Class 3 contributions will allow people voluntarily to top up their national insurance record. The rate for class 3 will increase in line with inflation, from £14.65 a week to £15 a week. The regulations also make provision in the usual way for a Treasury grant of up to 5% of forecasted annual benefit expenditure, to be paid into the national insurance fund if needed during the period of 2019-20. There are similar provisions with respect to the national insurance fund for Northern Ireland.
I trust that that is a useful overview of the changes that we are making to bring rates of support and contributions to the Exchequer in line with inflation. As I said at the beginning of my speech, the draft regulations are a routine annual exercise and do not depart from recent practice. I therefore commend them to the Committee.
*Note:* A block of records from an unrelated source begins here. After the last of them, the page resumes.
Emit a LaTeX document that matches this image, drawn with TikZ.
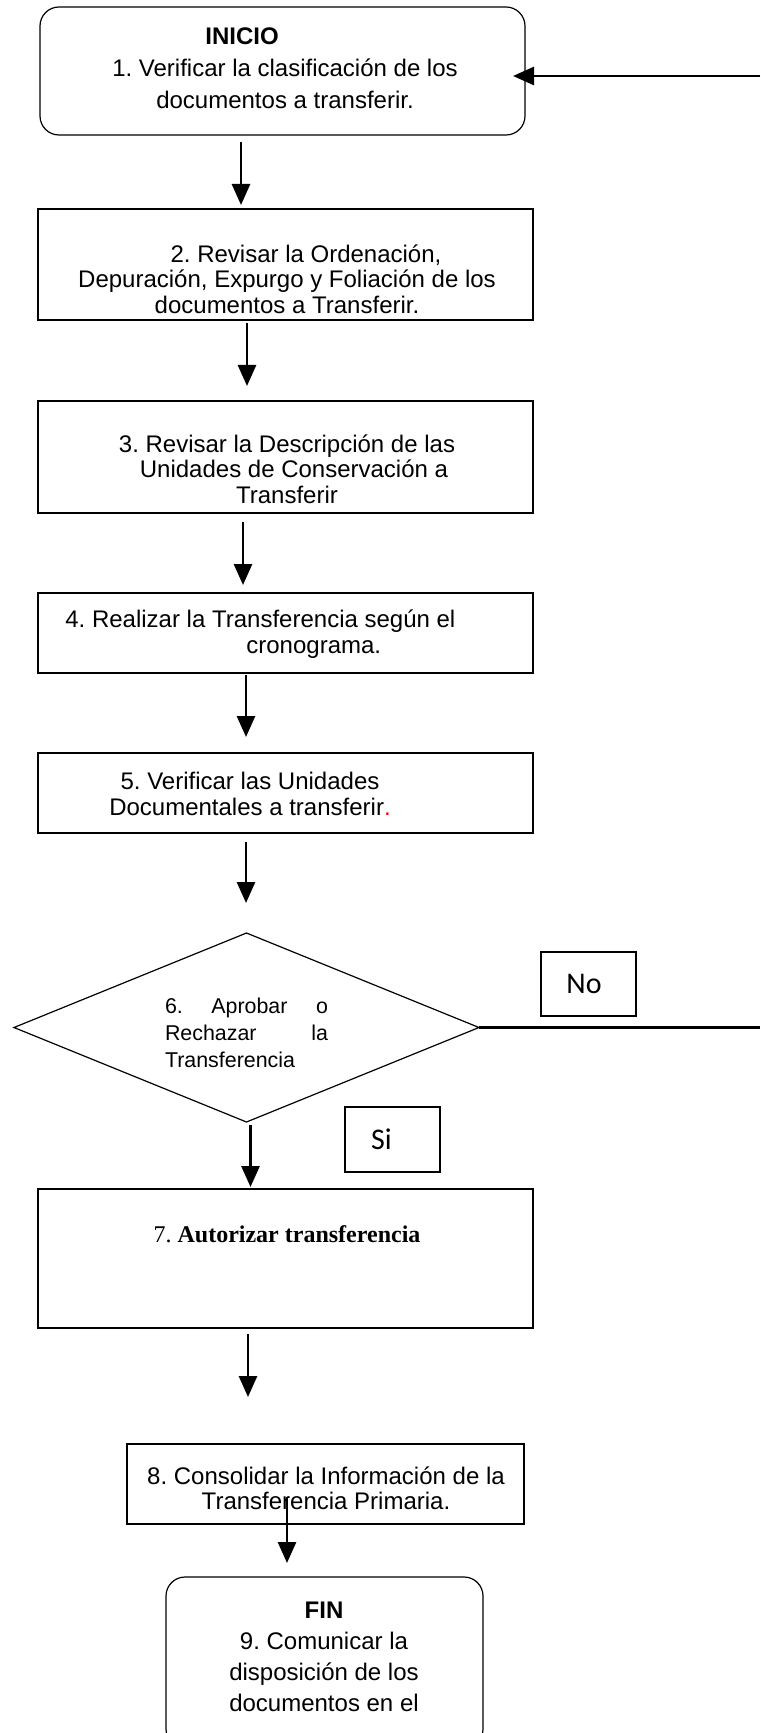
\documentclass[tikz,border=0pt]{standalone}
\usepackage{fontspec}
\setmainfont{Liberation Sans}
\newfontfamily\serifrm{Liberation Serif}
\newfontfamily\calib{Carlito}
\usepackage{tikz}
\usetikzlibrary{positioning,arrows.meta,shapes.geometric,calc}
\usepackage{xcolor}

\tikzset{
  stepbox/.style={draw, line width=0.6pt, inner sep=0pt, outer sep=0pt},
  roundbox/.style={stepbox, rounded corners=9.5pt},
  txt/.style={inner sep=0pt, align=center, font=\fontsize{12pt}{12.8pt}\selectfont},
  arr/.style={line width=1.4pt, -{Triangle[length=10.5pt,width=9pt]}},
  conn/.style={line width=1.4pt},
  tag/.style={stepbox, font=\calib\fontsize{15pt}{18pt}\selectfont}
}

\begin{document}
\frenchspacing
\begin{tikzpicture}[x=0.5pt,y=-0.5pt]
      \useasboundingbox (0,0) rectangle (760,1733);
      \fill[white] (0,0) rectangle (760,1733);
      \clip (0,0) rectangle (760,1733);
      % Process boxes
      \node[roundbox, minimum width=242.5pt, minimum height=64pt] (b1) at (282.5,71) {};
      \node[stepbox, minimum width=247.5pt, minimum height=55.5pt] (b2) at (285.5,264.5) {};
      \node[stepbox, minimum width=247.5pt, minimum height=56pt] (b3) at (285.5,457) {};
      \node[stepbox, minimum width=247.5pt, minimum height=40pt] (b4) at (285.5,633) {};
      \node[stepbox, minimum width=247.5pt, minimum height=40pt] (b5) at (285.5,793) {};
      \node[stepbox, diamond, minimum width=232.5pt, minimum height=94.5pt] (d6) at (246.5,1027.5) {};
      \node[stepbox, minimum width=247.5pt, minimum height=69.5pt] (b7) at (285.5,1258.5) {};
      \node[stepbox, minimum width=198.5pt, minimum height=40pt] (b8) at (325.5,1484) {};
      \node[roundbox, minimum width=158.5pt, minimum height=85.5pt] (b9) at (324.5,1662.5) {};
      % Branch tags
      \node[tag, minimum width=47.5pt, minimum height=32pt] (no) at (588.5,984) {No\hspace*{4.5pt}};
      \node[tag, minimum width=47.5pt, minimum height=32.5pt] (si) at (392.5,1139.5) {Si\hspace*{11pt}};
      % Texts
      \node[txt, font=\fontsize{12pt}{16pt}\selectfont] (t1) at (285,68)
        {\textbf{INICIO}\hspace*{43pt}\\1. Verificar la clasificación de los\\documentos a transferir.};
      \node[txt] (t2) at (287,279)
        {\hspace*{19pt}2. Revisar la Ordenación,\\Depuración, Expurgo y Foliación de los\\documentos a Transferir.};
      \node[txt] (t3) at (287,469)
        {3. Revisar la Descripción de las\\\hspace*{7pt}Unidades de Conservación a\\Transferir};
      \node[txt, align=left, anchor=west] (t4) at (65,634)
        {4. Realizar la Transferencia según el\\\hspace*{90.5pt}cronograma.};
      \node[txt] (t5) at (250,794)
        {5. Verificar las Unidades\\Documentales a transferir\textcolor{red}{.}};
      \node[inner sep=0pt, font=\fontsize{10.7pt}{13.5pt}\selectfont] (t6) at (246.5,1032.5)
        {\parbox{81.5pt}{6.\hfill Aprobar\hfill o\\Rechazar\hfill la\\Transferencia}};
      \node[txt, font=\serifrm\fontsize{12pt}{13.5pt}\selectfont] (t7) at (287,1234)
        {7. \textbf{Autorizar transferencia}};
      \node[txt, font=\fontsize{12pt}{12.5pt}\selectfont] (t8) at (326,1488)
        {8. Consolidar la Información de la\\Transferencia Primaria.};
      \node[txt, font=\fontsize{12pt}{15.5pt}\selectfont] (t9) at (324,1657)
        {\textbf{FIN}\\9. Comunicar la\\disposición de los\\documentos en el};
      % Flow arrows
      \draw[arr] ($(b1.south)+(-41.5,7)$) -- ($(b2.north)+(-44.5,-4)$);
      \draw[arr] ($(b2.south)+(-38.5,3)$) -- ($(b3.north)+(-38.5,-15)$);
      \draw[arr] ($(b3.south)+(-42.5,9)$) -- ($(b4.north)+(-42.5,-8)$);
      \draw[arr] ($(b4.south)+(-39.5,2)$) -- ($(b5.north)+(-39.5,-16)$);
      \draw[arr] ($(b5.south)+(-39.5,9)$) -- ($(d6.north)+(-0.5,-30)$);
      \draw[arr] ($(d6.south)+(4,3)$) -- ($(b7.north)+(-35,-2)$);
      \draw[arr] ($(b7.south)+(-37.5,6)$) -- ($(b8.north)+(-77.5,-47)$);
      \draw[arr] ($(b8.south)+(-38.5,-27)$) -- ($(b9.north)+(-37.5,-14)$);
      % Return loop (cut at the edge)
      \coordinate (back) at (760,76);
      \coordinate (rim) at (760,0);
      \draw[arr] (back) -- ($(b1.east)+(-12,5)$);
      \draw[conn] (d6.east) -- (d6.east -| rim);
\end{tikzpicture}
\end{document}
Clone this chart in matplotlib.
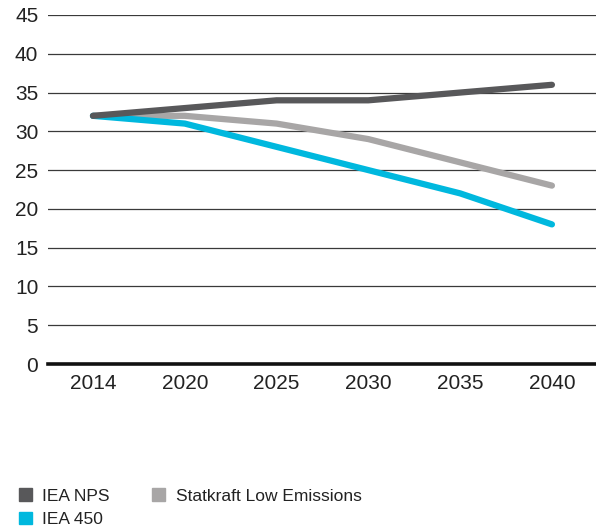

I am grateful to the hon. Member for Bootle for indicating that he will not oppose the regulations. That is important for two reasons. First, they enable us to ensure that the disability element of tax credits and the rate of guardian’s allowance rise with inflation, providing the support that those individuals and families require. Secondly, they will enable us to continue to collect national insurance contributions for public services across the country.
In answer to the question on what the uprating mechanism will be when the current freeze comes to an end at the end of this financial year, the Welfare Reform and Work Act 2016 provided for a four-year freeze. That will then lapse and, subject to any further decision being approved by the House, the assumption, as we have made clear, is that we will revert to the pre-existing statutory obligations, which in most cases was a CPI uprating each year.
The hon. Gentleman raised a wider point about why we chose to adopt the policy at the beginning of the coalition Government. The reforms that we have pursued since 2010, including those legislated for in the 2016 Act, were necessary to put the public finances back on track and to protect the taxpayer following decades of unsustainable increases in welfare spending. Welfare spending rose by 65% in real terms—an increase of £84 billion—under the last Labour Government.
The benefit freeze, although undoubtedly difficult for many in our society, was an important part of a package of welfare reforms designed to incentivise work, which we know is the best route out of poverty. Since 2010, there have been record levels of individuals finding employment and near-record low levels of people who are unemployed. Those reforms have worked, and we will look to the next financial year, and the spending review that will precede it, to make decisions on how we will choose to proceed thereafter. I commend the regulations to the Committee, and I hope that all Members will support them.
Question put and agreed to.
Draft Tax Credits and Guardian’s Allowance Up-rating Regulations 2019
Resolved,
That the Committee has considered the draft Tax Credits and Guardian’s Allowance Up-rating Regulations 2019.—(Robert Jenrick.)